Precomputed Real-Time Texture Synthesis with Markovian Generative Adversarial Networks
Chuan Li, Michael Wand
TL;DR
The paper tackles the computational bottleneck of deep Markovian texture synthesis by introducing MGANs, a feed-forward generator that inverts fixed VGG feature maps via a precomputed strided convolutional decoder. Trained adversarially with a patch-based discriminator on Markovian activations, MGANs achieve real-time texture synthesis with high fidelity, enabling texture generation, style transfer, and video stylization without iterative optimization at run time.
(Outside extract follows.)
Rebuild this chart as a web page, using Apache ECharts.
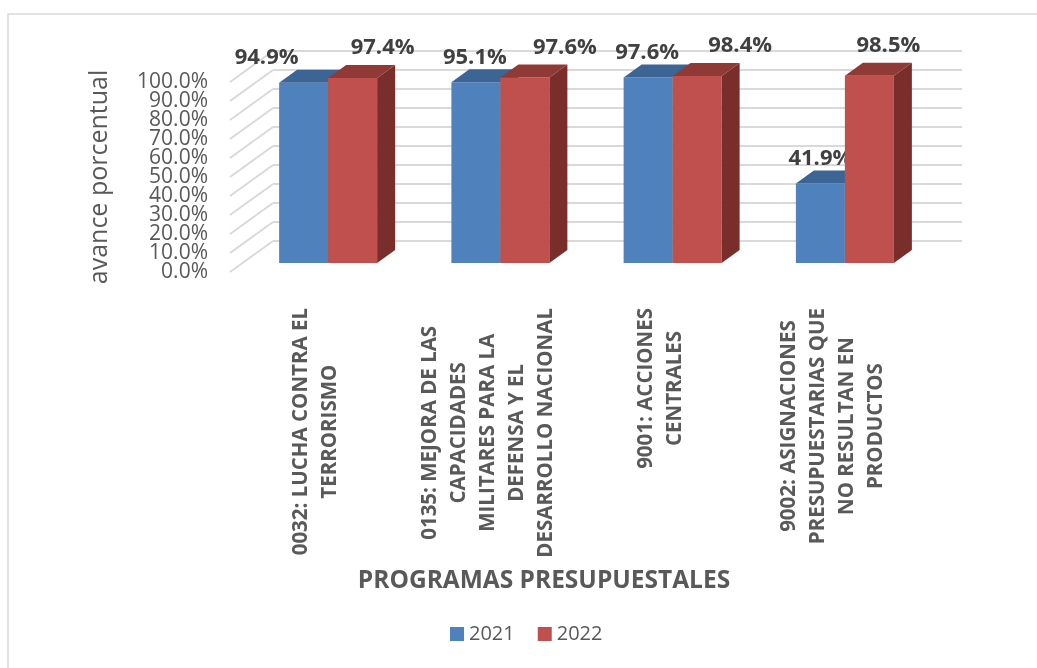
<!DOCTYPE html>
<html>
<head>
<meta charset="utf-8">
<script src="https://cdn.jsdelivr.net/npm/echarts@6/dist/echarts.min.js"></script>
<style>
  html, body { margin: 0; padding: 0; background: #fff; }
  #chart { width: 1037px; height: 668px; }
</style>
</head>
<body>
<div id="chart"></div>
<script>
// datos del gráfico
const categories = [
  '0032: LUCHA CONTRA EL\nTERRORISMO',
  '0135: MEJORA DE LAS\nCAPACIDADES\nMILITARES PARA LA\nDEFENSA Y EL\nDESARROLLO NACIONAL',
  '9001: ACCIONES\nCENTRALES',
  '9002: ASIGNACIONES\nPRESUPUESTARIAS QUE\nNO RESULTAN EN\nPRODUCTOS'
]
const years = ['2021', '2022']
const avance2021 = [94.9, 95.1, 97.6, 41.9]
const avance2022 = [97.4, 97.6, 98.4, 98.5]
const yTicks = [0, 10, 20, 30, 40, 50, 60, 70, 80, 90, 100]

// perspectiva 3D (px)
const WALL_DX = 43, WALL_DY = -31      // profundidad de las paredes
const FRONT_DX = 12, FRONT_DY = -9     // cara frontal de las barras
const DEPTH_DX = 18, DEPTH_DY = -13    // profundidad de cada barra
const BAR_W = 49
// desplazamiento horizontal de etiquetas [2021, 2022]
const LABEL_NUDGE = [[-46, 21], [-10, 31], [-10, 34], [-9, 10]]

const colors = {
  '2021': { front: '#4f81bd', top: '#3c6494', side: '#3a5f8b' },
  '2022': { front: '#c0504d', top: '#8f3a37', side: '#7a2e2c' }
}
const FONT = '"Open Sans", sans-serif'

const chart = echarts.init(document.getElementById('chart'))

// líneas de la pared trasera/izquierda + etiquetas del eje Y
function gridItem(params, api) {
  const cs = params.coordSys
  const v = api.value(0)
  const y = api.coord([0, v])[1]
  const x0 = cs.x
  const x1 = cs.x + cs.width
  const st = { stroke: '#d9d9d9', lineWidth: 2 }
  return {
    type: 'group',
    children: [
      { type: 'line', shape: { x1: x0, y1: y, x2: x0 + WALL_DX, y2: y + WALL_DY }, style: st },
      { type: 'line', shape: { x1: x0 + WALL_DX, y1: y + WALL_DY, x2: x1 + WALL_DX, y2: y + WALL_DY }, style: st },
      { type: 'text', x: x0 - 22, y: y, style: { text: v.toFixed(1) + '%', align: 'right', verticalAlign: 'middle', fill: '#595959', font: '21px ' + FONT } }
    ]
  }
}

function barRenderer(si) {
  const col = colors[years[si]]
  return function (params, api) {
    const idx = api.value(0)
    const base = api.coord([idx, 0])
    const top = api.coord([idx, api.value(1)])
    const x = base[0] + FRONT_DX + (si === 0 ? -BAR_W : 0)
    const yb = base[1] + FRONT_DY
    const yt = top[1] + FRONT_DY
    const lx = x + BAR_W / 2 + DEPTH_DX / 2 + LABEL_NUDGE[idx][si]
    const ly = yt + DEPTH_DY - (si === 0 ? 12 : 17)
    return {
      type: 'group',
      children: [
        { type: 'rect', shape: { x: x, y: yt, width: BAR_W, height: yb - yt }, style: { fill: col.front } },
        { type: 'polygon', shape: { points: [[x + BAR_W, yt], [x + BAR_W + DEPTH_DX, yt + DEPTH_DY], [x + BAR_W + DEPTH_DX, yb + DEPTH_DY], [x + BAR_W, yb]] }, style: { fill: col.side } },
        { type: 'polygon', shape: { points: [[x, yt], [x + BAR_W, yt], [x + BAR_W + DEPTH_DX, yt + DEPTH_DY], [x + DEPTH_DX, yt + DEPTH_DY]] }, style: { fill: col.top } },
        { type: 'text', x: lx, y: ly, style: { text: api.value(1).toFixed(1) + '%', align: 'center', verticalAlign: 'middle', fill: '#404040', font: 'bold 22px ' + FONT } }
      ]
    }
  }
}

chart.setOption({
  animation: false,
  title: {
    text: 'PROGRAMAS PRESUPUESTALES',
    left: 539,
    top: 564,
    textAlign: 'center',
    textStyle: { fontFamily: FONT, fontSize: 24.5, fontWeight: 'bold', color: '#595959' }
  },
  legend: {
    data: years,
    left: 445,
    top: 619,
    icon: 'rect',
    itemWidth: 14,
    itemHeight: 14,
    itemGap: 23,
    textStyle: { fontFamily: FONT, fontSize: 20, color: '#595959' }
  },
  graphic: [{
    type: 'rect',
    shape: { x: 8, y: 14, width: 1100, height: 800 },
    style: { fill: 'none', stroke: '#d9d9d9', lineWidth: 1.5 },
    silent: true
  }],
  grid: { left: 230, right: 118, top: 82, bottom: 396 },
  xAxis: {
    type: 'category',
    data: categories,
    axisLine: { show: false },
    axisTick: { show: false },
    axisLabel: {
      interval: 0,
      rotate: 90,
      margin: 36,
      color: '#595959',
      fontFamily: FONT,
      fontSize: 20.5,
      fontWeight: 'bold',
      lineHeight: 29,
      formatter: function (v) {
        return v.split('\n').map(function (l) { return '{c|' + l + '}' }).join('\n')
      },
      rich: { c: { align: 'center', color: '#595959', fontFamily: FONT, fontSize: 20.5, fontWeight: 'bold', lineHeight: 29 } }
    }
  },
  yAxis: {
    type: 'value',
    min: 0,
    max: 100,
    interval: 10,
    name: 'avance porcentual',
    nameLocation: 'middle',
    nameRotate: 90,
    nameGap: 118,
    nameTextStyle: { fontFamily: FONT, fontSize: 25, color: '#595959' },
    axisLine: { show: false },
    axisTick: { show: false },
    splitLine: { show: false },
    axisLabel: { show: false }
  },
  series: [
    {
      type: 'custom',
      name: 'grid',
      silent: true,
      z: 1,
      data: yTicks.map(function (t) { return [t] }),
      renderItem: gridItem,
      encode: { y: 0 }
    },
    {
      type: 'custom',
      name: years[0],
      z: 2,
      itemStyle: { color: colors['2021'].front },
      data: avance2021.map(function (v, i) { return [i, v] }),
      renderItem: barRenderer(0),
      encode: { x: 0, y: 1 }
    },
    {
      type: 'custom',
      name: years[1],
      z: 3,
      itemStyle: { color: colors['2022'].front },
      data: avance2022.map(function (v, i) { return [i, v] }),
      renderItem: barRenderer(1),
      encode: { x: 0, y: 1 }
    }
  ]
})
</script>
</body>
</html>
The approach drastically speeds up generation compared with prior MDANs while maintaining competitive quality, and it highlights the importance of patch-level statistics and stabilized hinge-based adversarial training. Limitations include dependence on pre-trained features (VGG19) and challenges with non-texture content, signaling opportunities to combine with semantic models and multi-scale structures for broader applicability.
Abstract
This paper proposes Markovian Generative Adversarial Networks (MGANs), a method for training generative neural networks for efficient texture synthesis. While deep neural network approaches have recently demonstrated remarkable results in terms of synthesis quality, they still come at considerable computational costs (minutes of run-time for low-res images). Our paper addresses this efficiency issue. Instead of a numerical deconvolution in previous work, we precompute a feed-forward, strided convolutional network that captures the feature statistics of Markovian patches and is able to directly generate outputs of arbitrary dimensions. Such network can directly decode brown noise to realistic texture, or photos to artistic paintings. With adversarial training, we obtain quality comparable to recent neural texture synthesis methods. As no optimization is required any longer at generation time, our run-time performance (0.25M pixel images at 25Hz) surpasses previous neural texture synthesizers by a significant margin (at least 500 times faster). We apply this idea to texture synthesis, style transfer, and video stylization.